Prev: socket flushing/buffering problem, app hangs on close
Next: socket flushing/buffering problem, app hangs on close
From: WC on 1 Feb 2010 20:07 I've written a TCL app that receives data from a single TCP source and distributes this data to multiple TCP receivers using a very simple ASCII protocol. The server is non-blocking using TCL's event loop. Most of the receivers are not under my control and sometimes behave poorly. This means I don't have access to code/application and in some cases the owner of those applications. Here is my problem. TCL has called my writable handler indicating that a channel is ready for data. I write data to the channel but the client stops reading data at some point, but does not close the connection. TCP's flow control kicks in and data ends up being buffered in the receivers TCP input buffer, my hosts TCP output buffer and finally my application's TCL channel output buffer. If at this point I connect to another port and issue a command for my application to shutdown it hangs. I forced a core dump and noticed that it's hanging in send().

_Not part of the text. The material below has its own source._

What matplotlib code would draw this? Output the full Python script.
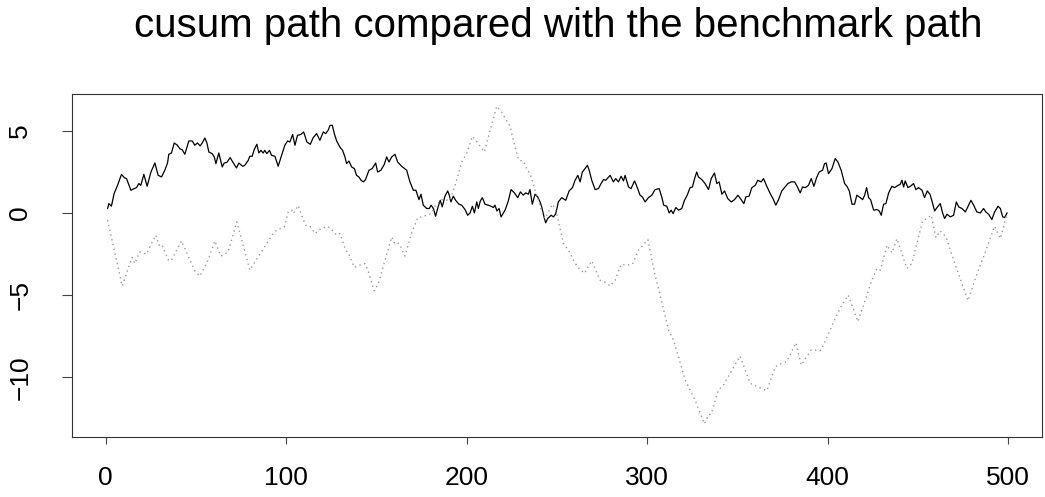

The man page for TCL's close indicates that TCL will put the channel into blocking mode and attempt to flush the channel of any remaining data, the interpreter does this for each open channel when exit is called. However if the TCP stack is not accepting data the application will never be able to exit or close channels without exiting for that matter. This appears to be a pretty serious bug. I need to 'kill -9' in order to force an exit... very ugly. Seems like what is needed is an option to the close command to discard any data buffered in the TCL channel's output buffer and close the channel. I coded a small extension in C that closes the OS specific handle for the channel and the unregisters the channel from the interpreter. This causes send() to return -1 but the interpreter doesn't care at that point and shutdown continues successfully. Anyone else run into this? I'm I totally missing something here? BTW I'm using TCL 8.4 on Linux and HP-UX but a review of the current 8.5 API it seems like this deadlock could still exist. Any input/ideas are greatly appreciated, Wayne |